===== Excerpted data

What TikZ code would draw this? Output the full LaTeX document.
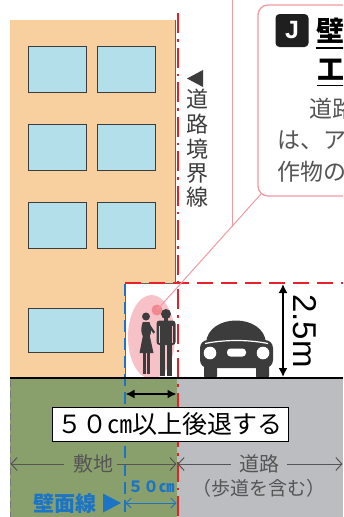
\documentclass[tikz,border=0pt]{standalone}
\usepackage{fontspec}
\setmainfont{Liberation Sans}
\newfontfamily\jp{Noto Sans CJK JP}
\usetikzlibrary{arrows.meta}

\definecolor{bldg}{HTML}{F8D0A0}
\definecolor{win}{HTML}{B3DFEA}
\definecolor{site}{HTML}{8AA06C}
\definecolor{road}{HTML}{BCBDC0}
\definecolor{bound}{HTML}{E8202A}
\definecolor{wall}{HTML}{1C74C4}
\definecolor{pinkln}{HTML}{F29AA2}
\definecolor{halo}{HTML}{F6C2C7}
\definecolor{dot}{HTML}{F08890}
\definecolor{ink}{HTML}{3C3C3C}
\definecolor{txt}{HTML}{555555}

\newcommand\fsz[1]{\fontsize{#1}{#1}\selectfont}

\begin{document}
\begin{tikzpicture}[x=1pt,y=-1pt,
  window/.style={fill=win,draw=ink,line width=0.9pt},
  jptext/.style={inner sep=0pt,font=\jp\fsz{#1}},
  jptext/.default=20,
  graydim/.style={draw=txt,line width=1pt,-{Straight Barb[length=6pt,width=13pt]}},
  bluedim/.style={draw=wall,line width=1pt,{Straight Barb[length=5pt,width=10pt]}-{Straight Barb[length=5pt,width=10pt]}},
  blackdim/.style={draw=black,line width=1.6pt,{Latex[length=9pt,width=9pt]}-{Latex[length=9pt,width=9pt]}},
  roadline/.style={draw=bound,line width=2pt},
]
\clip (0,0) rectangle (343,517);
\fill[white] (0,0) rectangle (343,517);

% building with the set-back ground floor
\fill[bldg] (10,20) -- (175,20) -- (175,283) -- (125,283) -- (125,378) -- (10,378) -- cycle;
\draw[ink!80,line width=0.8pt] (175,20) -- (175,283) -- (125,283) -- (125,378);
\draw[window] (28,46) rectangle (86,92);
\draw[window] (97,46) rectangle (155,92);
\draw[window] (28,124) rectangle (86,170);
\draw[window] (97,124) rectangle (155,170);
\draw[window] (28,202) rectangle (86,248);
\draw[window] (97,202) rectangle (155,248);
\draw[window] (28,308) rectangle (103,352);

% ground: site and road
\fill[site] (10,378) rectangle (177,517);
\fill[road] (177,378) rectangle (343,517);
\draw[ink!70,line width=0.7pt,dash pattern=on 7pt off 4pt] (10.5,380) -- (10.5,517);

% pedestrians under the set-back
\fill[halo] (151.5,337) ellipse [x radius=23.5,y radius=42];
\fill[dot] (157,310) circle (5.5);
% woman
\fill[ink] (146,316.5) circle (4);
\fill[ink] (142.8,322) .. controls (140.5,328) and (141,333) .. (142.8,336) -- (139.5,353) -- (153.5,353)
  -- (149.8,336) .. controls (151.5,333) and (151.5,328) .. (149.5,322) -- cycle;
\fill[ink] (149,323) -- (155,332) -- (153.5,333.5) -- (148.5,327) -- cycle;
\fill[ink] (143,352) rectangle (145.5,374);
\fill[ink] (147,352) rectangle (149.5,374);
% man
\fill[ink] (166,314) circle (5);
\fill[ink] (164.2,317) rectangle (167.8,322);
\fill[ink,rounded corners=3pt] (156.5,320.5) rectangle (175.5,345);
\draw[halo,line width=0.6pt] (159.5,326) -- (159.5,343);
\draw[halo,line width=0.6pt] (172.5,326) -- (172.5,343);
\fill[ink] (160,340) rectangle (165.4,376);
\fill[ink] (166.6,340) rectangle (172,376);

% car
\fill[ink] (206,343) .. controls (208,313) and (264,313) .. (266,343) -- cycle;
\fill[ink,rounded corners=8pt] (200,340) rectangle (273,368);
\draw[white,line width=1.2pt] (205,343.5) .. controls (225,339.5) and (248,339.5) .. (268,343.5);
\fill[white] (210,353) circle (6.3);
\fill[white] (263,353) circle (6.3);
\fill[white,rounded corners=3.5pt] (227,348.5) rectangle (246,356.5);
\fill[ink,rounded corners=2pt] (204,362) rectangle (217,378);
\fill[ink,rounded corners=2pt] (256,362) rectangle (269,378);

% road boundary line, height limit line and wall line
\draw[roadline,dash pattern=on 20pt off 6pt on 2.5pt off 6pt] (177.5,13) -- (177.5,517);
\draw[roadline,dash pattern=on 16pt off 8pt] (125,283) -- (343,283);
\draw[wall,line width=2pt,dash pattern=on 12pt off 6pt] (125,284) -- (125,517);

% ground surface
\draw[black,line width=2.6pt] (10,378) -- (343,378);

% 2.5 m clearance
\coordinate (hTop) at (283,284);
\coordinate (hBot) at (283,377);
\draw[blackdim] (hTop) -- (hBot);
\node[inner sep=0pt,rotate=-90,font=\fsz{33}] (hLbl) at (305,331) {2.5m};

% set-back of 50 cm
\coordinate (sbL) at (125.5,394);
\coordinate (sbR) at (176.5,394);
\draw[blackdim] (sbL) -- (sbR);
\node[draw=black,line width=1pt,fill=white,minimum width=236pt,minimum height=34pt,inner sep=0pt,
  font=\jp\fsz{25}] (setback) at (170,424) {５０㎝以上後退する};

% extent labels
\node[jptext=20,text=txt] (site) at (93,464) {敷地};
\coordinate (siteL) at (10.5,464);
\coordinate (siteR) at (176.5,464);
\draw[graydim] (site.west) ++(-9pt,0) -- (siteL);
\draw[graydim] (site.east) ++(4pt,0) -- (siteR);
\node[jptext=20,text=txt] (road) at (259,464) {道路};
\coordinate (roadL) at (177.5,464);
\coordinate (roadR) at (342.5,464);
\draw[graydim] (road.west) ++(-8pt,0) -- (roadL);
\draw[graydim] (road.east) ++(8pt,0) -- (roadR);
\node[jptext=19,text=txt] (walk) at (259,488) {（歩道を含む）};

% wall line marker
\node[jptext=15,text=wall,font=\jp\bfseries\fsz{15.5}] (fifty) at (151,487) {５０㎝};
\coordinate (wlL) at (125.5,503);
\coordinate (wlR) at (176.5,503);
\draw[bluedim] (wlL) -- (wlR);
\node[jptext=21,text=wall,font=\jp\bfseries\fsz{21}] (wallLbl) at (65.5,503) {壁面線};
\fill[wall] (103,493.5) -- (121,503) -- (103,512.5) -- cycle;

% road boundary label
\fill[ink] (187,78.5) -- (203,70) -- (203,87) -- cycle;
\foreach \c/\y [count=\i] in {道/99,路/124,境/149,界/174,線/197}
  \node[jptext=22,text=ink] (bl\i) at (197,\y) {\c};

% callout, running past the right edge
\draw[pinkln,line width=1pt] (232,0) -- (232,227);
\coordinate (pin) at (157,310);
\coordinate (tail) at (261,194);
\draw[pinkln,line width=1pt] (tail) -- (pin);
\draw[pinkln,line width=1.3pt,fill=white,rounded corners=10pt] (258,5) rectangle (370,196);
\node[fill=black!88,text=white,rounded corners=4pt,minimum width=33pt,minimum height=33pt,inner sep=0pt,
  font=\bfseries\fsz{25}] (tagJ) at (292,30.5) {J};
\node[anchor=west,jptext=28,font=\jp\bfseries\fsz{28}] (head1) at (316,31) {壁};
\draw[black,line width=1.6pt] (316,48) -- (345,48);
\node[anchor=west,jptext=27,font=\jp\bfseries\fsz{27}] (head2) at (317,70) {工};
\draw[black,line width=1.6pt] (317,85.5) -- (345,85.5);
\node[anchor=west,jptext=23,text=txt] (body1) at (309,109) {道路};
\node[anchor=west,jptext=23,text=txt] (body2) at (277,140) {は、ア};
\node[anchor=west,jptext=23,text=txt] (body3) at (277,172) {作物の};
\end{tikzpicture}
\end{document}
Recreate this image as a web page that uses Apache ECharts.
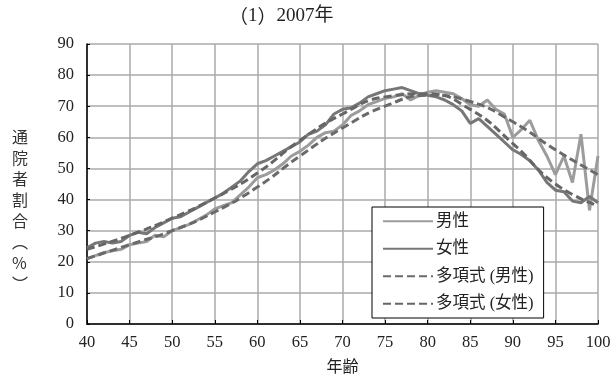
<!DOCTYPE html>
<html><head><meta charset="utf-8">
<script src="https://cdn.jsdelivr.net/npm/echarts@6/dist/echarts.min.js"></script>
<style>html,body{margin:0;padding:0;background:#fff}#c{width:614px;height:386px}</style>
</head><body><div id="c"></div>
<script>
const ages = [40,41,42,43,44,45,46,47,48,49,50,51,52,53,54,55,56,57,58,59,60,61,62,63,64,65,66,67,68,69,70,71,72,73,74,75,76,77,78,79,80,81,82,83,84,85,86,87,88,89,90,91,92,93,94,95,96,97,98,99,100];
const men = [21,22,23,23.5,24,25.5,26,26.5,28.5,28,30,31,32,33.5,35,37,38,39,41.5,44,47,48,49.5,51.5,54,55.5,57.5,60,61.5,62,64,67,68.5,70.5,71.5,72.5,73,74,72,73.5,74.5,75,74.5,74,72.5,70.5,70,72,69,67.5,60,62.5,65.5,59,54,48,54,45.5,61,36.5,54];
const women = [24.5,26,26.5,26,26.5,28.5,29.5,29,31,32.5,34,34.5,36,37.5,39,40.5,42,44,46,49,51.5,52.5,54,55.5,57,58.5,61,62,64,67.5,69,69.5,71,73,74,75,75.5,76,75,74,73.5,73,72,70.5,68.5,64.5,66,63.5,61,58.5,56,54.5,52.5,49.5,45.5,43,42.5,39.5,39,41,39];
const trendAges = [40,45,50,55,60,65,70,75,80,85,90,95,100];
const trendMen = [21,25.5,30,36,44,54,63,70,73.5,71.5,65,56,48];
const trendWomen = [24,28.5,34,40.5,48.5,59,67.5,73,74,69,58,45,38];
const yTicks = [0,10,20,30,40,50,60,70,80,90];
const names = ['男性','女性','多項式 (男性)','多項式 (女性)'];

const pair = (xs, ys) => xs.map((x, i) => [x, ys[i]]);
const FONT = '"Liberation Serif","DejaVu Serif","Noto Sans CJK JP",serif';
const CJK = '"Noto Sans CJK JP",sans-serif';
const chart = echarts.init(document.getElementById('c'));
chart.setOption({
  animation: false,
  backgroundColor: '#fff',
  title: {text: '{p|（}1{p|）}2007年', left: 224, top: 2,
    textStyle: {fontFamily: FONT, fontSize: 19, fontWeight: 'normal', color: '#222',
      rich: {p: {fontFamily: CJK, fontSize: 19, color: '#222'}}}},
  grid: {left: 87, right: 16, top: 44, bottom: 62},
  legend: {
    orient: 'vertical', left: 372, top: 207, width: 179,
    padding: [6, 10, 6, 10], itemGap: 11, itemWidth: 50, itemHeight: 14,
    borderColor: '#000', borderWidth: 1, backgroundColor: '#fff',
    itemStyle: {opacity: 0},
    textStyle: {fontFamily: FONT, fontSize: 16.5, color: '#222', padding: [0, 0, 0, -2]},
    data: names
  },
  xAxis: {
    type: 'value', min: 40, max: 100, interval: 5,
    name: '年齢', nameLocation: 'middle', nameGap: 36,
    nameTextStyle: {fontFamily: FONT, fontSize: 16, color: '#222'},
    axisLine: {lineStyle: {color: '#000', width: 1.5}},
    axisTick: {inside: true, length: 4, lineStyle: {color: '#000'}},
    axisLabel: {fontFamily: FONT, fontSize: 16.5, color: '#222', margin: 10},
    splitLine: {show: true, lineStyle: {color: '#aaa', width: 1.5}}
  },
  yAxis: {
    type: 'value', min: 0, max: 90, interval: 10,
    axisLine: {show: true, lineStyle: {color: '#000', width: 1.5}},
    axisTick: {show: true, inside: true, length: 3, lineStyle: {color: '#000'}},
    axisLabel: {fontFamily: FONT, fontSize: 16.5, color: '#222', margin: 13,
      formatter: v => yTicks.includes(v) ? String(v) : ''},
    splitLine: {show: true, lineStyle: {color: '#aaa', width: 1.5}}
  },
  graphic: [{
    type: 'text', left: 12, top: 126,
    style: {text: '通\n院\n者\n割\n合\n︵\n%\n︶', fontFamily: CJK,
      fontSize: 16, lineHeight: 21, fill: '#333', align: 'center'}
  }],
  series: [
    {name: names[0], type: 'line', symbol: 'none', data: pair(ages, men),
      lineStyle: {color: '#9c9c9c', width: 3}, itemStyle: {color: '#9c9c9c'}, z: 2},
    {name: names[1], type: 'line', symbol: 'none', data: pair(ages, women),
      lineStyle: {color: '#777', width: 3}, itemStyle: {color: '#777'}, z: 3},
    {name: names[2], type: 'line', symbol: 'none', smooth: true, data: pair(trendAges, trendMen),
      lineStyle: {color: '#6a6a6a', width: 3, type: [8, 4]}, itemStyle: {color: '#6a6a6a'}, z: 4},
    {name: names[3], type: 'line', symbol: 'none', smooth: true, data: pair(trendAges, trendWomen),
      lineStyle: {color: '#666', width: 3, type: [8, 4]}, itemStyle: {color: '#666'}, z: 5}
  ]
});
</script></body></html>
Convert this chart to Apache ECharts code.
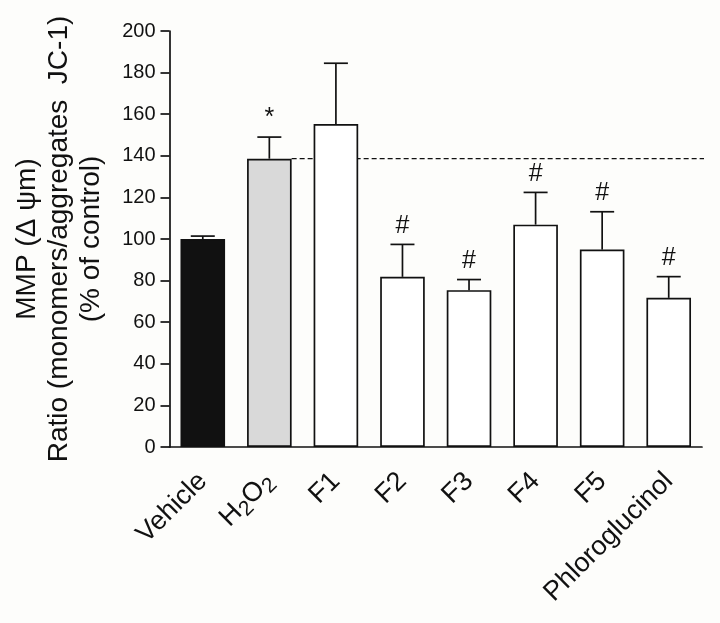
<!DOCTYPE html>
<html><head><meta charset="utf-8">
<script src="https://cdn.jsdelivr.net/npm/echarts@6/dist/echarts.min.js"></script>
<style>html,body{margin:0;padding:0;background:#fdfdfb}#c{width:720px;height:623px}</style>
</head><body><div id="c"></div>
<script>
// ---- data ----
const categories = ['Vehicle', 'H2O2', 'F1', 'F2', 'F3', 'F4', 'F5', 'Phloroglucinol'];
const means = [100, 138.6, 155.3, 81.8, 75.4, 106.9, 94.9, 71.7];
const errorTops = [101.4, 149, 184.5, 97.4, 80.5, 122.4, 113.1, 81.9];
const marks = ['', '*', '', '#', '#', '#', '#', '#'];
const refLineCategory = 1;
const refLineValue = 138.6;
const yMin = 0, yMax = 200, yStep = 20;

// ---- styles ----
const FONT = "'Liberation Sans', Arial, sans-serif";
const INK = '#111111';
const fills = { 0: '#111111', 1: '#d9d9d9' };
const BAR_FRAC = 0.67;
const LW = 1.7;

const chart = echarts.init(document.getElementById('c'), null, { renderer: 'canvas' });

const barData = means.map((v, i) => ({
  value: v,
  itemStyle: { color: fills[i] || '#ffffff', borderColor: INK, borderWidth: LW }
}));
const errData = means.map((v, i) => [i, v, errorTops[i]]);
const markData = marks.map((m, i) => [i, errorTops[i], m]).filter(d => d[2]);

chart.setOption({
  backgroundColor: '#fdfdfb',
  animation: false,
  grid: { left: 169.5, right: 18, top: 31, bottom: 176, containLabel: false },
  xAxis: {
    type: 'category',
    data: categories,
    axisLine: { lineStyle: { color: INK, width: LW } },
    axisTick: { alignWithLabel: true, length: 10, lineStyle: { color: INK, width: LW } },
    axisLabel: {
      rotate: 45, margin: 30, interval: 0, color: INK, fontFamily: FONT, fontSize: 27,
      formatter: v => v === 'H2O2' ? '{a|H}{s|2}{a|O}{s|2}' : v,
      rich: {
        a: { fontSize: 27, fontFamily: FONT, color: INK, lineHeight: 32 },
        s: { fontSize: 21, fontFamily: FONT, color: INK, lineHeight: 32, padding: [13, 0, 0, 0] }
      }
    }
  },
  yAxis: {
    type: 'value', min: yMin, max: yMax, interval: yStep,
    splitLine: { show: false },
    axisLine: { show: true, lineStyle: { color: INK, width: LW } },
    axisTick: { show: true, length: 9, lineStyle: { color: INK, width: LW } },
    axisLabel: { color: INK, fontFamily: FONT, fontSize: 20, margin: 14 },
    name: 'MMP (Δ ψm)\nRatio (monomers/aggregates  JC-1)\n(% of control)',
    nameLocation: 'middle', nameRotate: 90, nameGap: 62,
    nameTextStyle: { color: INK, fontFamily: FONT, fontSize: 28, lineHeight: 32, align: 'center' }
  },
  series: [
    {
      type: 'bar', data: barData, barWidth: (BAR_FRAC * 100) + '%', z: 2
    },
    {
      type: 'custom', data: errData, z: 3,
      renderItem(params, api) {
        const p0 = api.coord([api.value(0), api.value(1)]);
        const p1 = api.coord([api.value(0), api.value(2)]);
        const half = 12;
        const st = { stroke: INK, lineWidth: LW };
        return { type: 'group', children: [
          { type: 'line', shape: { x1: p0[0], y1: p0[1], x2: p1[0], y2: p1[1] }, style: st },
          { type: 'line', shape: { x1: p1[0] - half, y1: p1[1], x2: p1[0] + half, y2: p1[1] }, style: st }
        ]};
      }
    },
    {
      type: 'custom', data: [[refLineCategory, refLineValue]], z: 1,
      renderItem(params, api) {
        const c = api.coord([api.value(0), api.value(1)]);
        const band = api.size([1, 0])[0];
        const cs = params.coordSys;
        return { type: 'line',
          shape: { x1: c[0] + band * BAR_FRAC / 2, y1: c[1], x2: cs.x + cs.width + 2, y2: c[1] },
          style: { stroke: INK, lineWidth: 1.3, lineDash: [5, 3] } };
      }
    },
    {
      type: 'custom', data: markData, z: 4,
      renderItem(params, api) {
        const d = markData[params.dataIndex];
        const c = api.coord([d[0], d[1]]);
        return { type: 'text', x: c[0], y: c[1] - 6,
          style: { text: d[2], fill: INK, font: '25px ' + FONT, align: 'center', verticalAlign: 'bottom' } };
      }
    }
  ]
});
</script></body></html>
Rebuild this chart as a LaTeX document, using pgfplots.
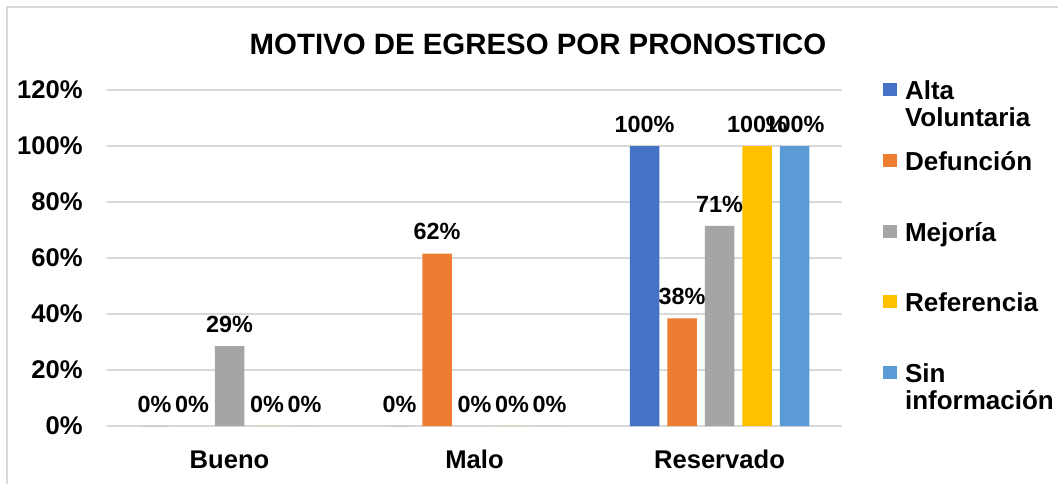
\documentclass[border=0pt]{standalone}
\usepackage{pgfplots}
\pgfplotsset{compat=1.18}
\usepackage{fontspec}
\setmainfont{Liberation Sans}
\definecolor{cA}{HTML}{4472C4}
\definecolor{cB}{HTML}{ED7D31}
\definecolor{cC}{HTML}{A5A5A5}
\definecolor{cD}{HTML}{FFC000}
\definecolor{cE}{HTML}{5B9BD5}
\definecolor{gridc}{HTML}{D9D9D9}
\begin{document}
\begin{tikzpicture}
\useasboundingbox (0,0) rectangle (529pt,241.5pt);
\draw[gridc, line width=0.8pt] (3.5pt,-5pt) -- (3.5pt,238pt) -- (540pt,238pt);
\node[anchor=base, inner sep=0pt, font=\fontsize{14.7}{17}\selectfont\bfseries] at (269pt,214pt) {MOTIVO DE EGRESO POR PRONOSTICO};
\begin{axis}[
  at={(53.5pt,28.5pt)}, anchor=south west,
  scale only axis, width=367.5pt, height=168pt,
  ybar=4pt, bar width=14.75pt,
  xmin=-0.5, xmax=2.5, ymin=0, ymax=120,
  xtick={0,1,2}, xticklabels={Bueno,Malo,Reservado},
  ytick={0,20,...,120},
  yticklabel={\pgfmathprintnumber{\tick}\%},
  /pgf/number format/assume math mode=true,
  axis line style={draw=none},
  major tick length=0pt,
  ymajorgrids, grid style={gridc, line width=0.75pt},
  tick label style={font=\fontsize{12.8}{15}\selectfont\bfseries, text=black},
  yticklabel style={anchor=east, inner sep=0pt, xshift=-12pt},
  xticklabel style={anchor=north, inner sep=0pt, yshift=-12pt},
  nodes near coords={\pgfmathprintnumber[fixed,precision=0]{\pgfplotspointmeta}\%},
  every node near coord/.append style={font=\fontsize{11.7}{14}\selectfont\bfseries, yshift=3.3pt, text=black},
  legend style={at={(1.0558,1.036)}, anchor=north west, draw=none, fill=none,
    inner sep=0pt, outer sep=0pt, row sep=7.3pt, column sep=4.2pt,
    font=\fontsize{13}{13.4}\selectfont\bfseries,
    nodes={inner sep=0pt, text height=11pt, text depth=17pt},
    row 1/.style={nodes={text depth=14.2pt}}},
  legend cell align=left,
  legend image code/.code={\fill[#1] (0pt,4.8pt) rectangle (6.8pt,11.3pt);},
]
\addplot[fill=cA, draw=none] coordinates {(0,0) (1,0) (2,100)};
\addlegendentry{\begin{tabular}[t]{@{}l@{}}Alta\\Voluntaria\end{tabular}}
\addplot[fill=cB, draw=none] coordinates {(0,0) (1,61.54) (2,38.46)};
\addlegendentry{Defunción}
\addplot[fill=cC, draw=none] coordinates {(0,28.57) (1,0) (2,71.43)};
\addlegendentry{Mejoría}
\addplot[fill=cD, draw=none] coordinates {(0,0) (1,0) (2,100)};
\addlegendentry{Referencia}
\addplot[fill=cE, draw=none] coordinates {(0,0) (1,0) (2,100)};
\addlegendentry{\begin{tabular}[t]{@{}l@{}}Sin\\información\end{tabular}}
\end{axis}
\end{tikzpicture}
\end{document}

==========

**Task statement**:
Every line above that contains the word "Apache" should be reported.

**Complete response**:
Recreate this image as a web page that uses Apache ECharts.
Convert this chart to Apache ECharts code.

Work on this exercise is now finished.